Vivek bought a camera in 2010 and within a month of picking it up, it was being used to click catalogue photos for Chumbak to be put on their website. He was curious to try it on landscape photography but couldn’t pursue it because the need of the hour was something else at that time.

“In February last year I picked up my camera again and this time, I was driven towards street photography,” he recalls.

“Since I had attended workshops across the country, I was able to hone my skills and consistently improve. Having a hobby really helps me re-focus at work too.”

Vivek picked up a Leica camera, which has a legendary status among serious photographers. “It is used by a lot of street photographers around the world and I have been using this camera ever since,” he says. “Mine is small and perfect for street photography. It has got one of the finest colour outputs you can hope for in photography.” 

Over time, Vivek learnt a lot of important lessons about photography.

“The most important thing is to understand what you’re trying to convey in a photograph. It’s about the story you’re trying to tell. A majority of photographers shoot for their audiences. You might like it because you know the context, but the viewer must feel the same.”

His favourite subject is ‘people’ and he captures folk on the streets in his camera whenever he gets the chance to do so.

“The greatest stories lie in and with them. Capturing those moments involves a lot of patience at times but once you capture that moment, there is nothing greater than that for me. As far as street photography goes, you can shoot good photographs anywhere. There’s never a good background on the streets.”

His advice for budding photographers, which he has gathered over many years now is as follows:

“Ensure your frame is already set so that you are ready for the shot, because that’s how fast things are developing on the streets. Make sure that you are constantly on the search for new angles to mix things up. I have also realised that sometimes showing only selective parts of your subject makes for a great frame. And, finally, never overdo your images with editing. Let them breathe.”

According to Vivek, smartphones haven’t destroyed photography but they have brought a lot of people into the realm of photography. “It sometimes becomes the first step in your journey as a photographer. Honestly, the best camera is the one in your pocket,” he says. “The serious photographers will always continue using cameras.”

Vivek likes to check out photo exhibitions too whenever possible, but he has realised that a lot of content has now shifted online, especially to Instagram.

Photography has also taught him many life lessons that came in handy in entrepreneurship too.

“The biggest lesson that photography has taught me is patience. If two characters are aligned in a frame in your camera and the third is just not moving, you could keep waiting for that decisive moment. I remember waiting for 30-45 minutes for a perfect shot. It has taught me to be more focused.”

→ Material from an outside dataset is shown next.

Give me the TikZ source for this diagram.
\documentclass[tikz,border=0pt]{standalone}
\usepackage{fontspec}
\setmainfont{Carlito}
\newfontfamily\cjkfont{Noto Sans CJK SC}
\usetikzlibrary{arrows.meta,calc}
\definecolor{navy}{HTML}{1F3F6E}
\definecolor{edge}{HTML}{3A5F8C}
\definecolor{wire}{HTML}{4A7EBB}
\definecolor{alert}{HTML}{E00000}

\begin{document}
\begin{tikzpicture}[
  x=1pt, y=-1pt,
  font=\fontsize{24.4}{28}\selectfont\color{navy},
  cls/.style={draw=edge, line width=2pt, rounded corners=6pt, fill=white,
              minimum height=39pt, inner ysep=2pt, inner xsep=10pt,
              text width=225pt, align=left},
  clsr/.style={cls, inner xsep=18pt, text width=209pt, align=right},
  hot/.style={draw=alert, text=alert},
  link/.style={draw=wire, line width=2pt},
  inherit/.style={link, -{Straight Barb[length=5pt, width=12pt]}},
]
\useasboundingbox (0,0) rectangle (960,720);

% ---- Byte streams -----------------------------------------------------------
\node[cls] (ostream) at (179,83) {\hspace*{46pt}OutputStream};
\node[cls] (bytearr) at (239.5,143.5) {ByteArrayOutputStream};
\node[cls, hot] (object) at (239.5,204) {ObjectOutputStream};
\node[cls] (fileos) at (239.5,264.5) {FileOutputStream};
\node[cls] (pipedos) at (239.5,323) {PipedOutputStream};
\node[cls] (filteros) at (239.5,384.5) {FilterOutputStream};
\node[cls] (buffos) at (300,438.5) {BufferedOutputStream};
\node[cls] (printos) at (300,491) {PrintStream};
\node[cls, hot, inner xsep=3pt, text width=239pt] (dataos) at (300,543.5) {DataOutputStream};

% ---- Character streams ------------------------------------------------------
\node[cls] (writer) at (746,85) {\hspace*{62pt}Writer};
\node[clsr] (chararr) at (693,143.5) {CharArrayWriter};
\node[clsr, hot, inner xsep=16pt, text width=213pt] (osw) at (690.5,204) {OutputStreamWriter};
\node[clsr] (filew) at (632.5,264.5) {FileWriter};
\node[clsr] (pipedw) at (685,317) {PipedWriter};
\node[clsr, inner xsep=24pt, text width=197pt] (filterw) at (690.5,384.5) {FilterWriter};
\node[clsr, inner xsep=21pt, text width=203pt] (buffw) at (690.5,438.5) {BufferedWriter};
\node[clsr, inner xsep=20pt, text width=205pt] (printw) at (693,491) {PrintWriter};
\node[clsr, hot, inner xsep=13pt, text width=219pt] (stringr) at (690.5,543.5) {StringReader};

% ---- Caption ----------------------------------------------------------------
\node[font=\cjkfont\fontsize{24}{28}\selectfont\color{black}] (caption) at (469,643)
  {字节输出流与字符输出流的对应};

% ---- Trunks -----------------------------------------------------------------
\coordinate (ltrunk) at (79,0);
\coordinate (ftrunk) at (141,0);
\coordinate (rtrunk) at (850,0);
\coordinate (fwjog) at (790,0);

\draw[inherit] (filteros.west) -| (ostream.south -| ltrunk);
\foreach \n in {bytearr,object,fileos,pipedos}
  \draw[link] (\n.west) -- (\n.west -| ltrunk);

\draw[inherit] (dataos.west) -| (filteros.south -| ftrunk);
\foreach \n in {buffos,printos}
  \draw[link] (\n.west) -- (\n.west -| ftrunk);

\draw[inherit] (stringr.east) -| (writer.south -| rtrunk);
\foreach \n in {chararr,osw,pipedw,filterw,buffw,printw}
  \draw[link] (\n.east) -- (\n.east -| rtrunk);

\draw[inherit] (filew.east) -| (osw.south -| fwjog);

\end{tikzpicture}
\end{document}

 As for his love for cooking, he says that it goes back to his childhood days. “I have always been cooking as my dad used to cook. Now, I cook every day. I’m not a fan of eating the same thing every day, so I like to experiment with my food.

“My favourite cuisine is Japanese. I never follow a recipe. It’s always touch and feel rather than following a recipe. My favourite comfort food, however, is hot, steaming idli. Cooking has taught me both discipline and patience.”

As for his future plans for Chumbak, Vivek says. “Our goal is to do a lot more travelling around the country through events such as the Kumbh Mela, and explore the streets of Indian cities. The good thing about Chumbak is that though we constantly do new products, we’re in a phase of expanding too. We are looking forward to opening new stores, which is the focus for this year, while continuing to create great products.”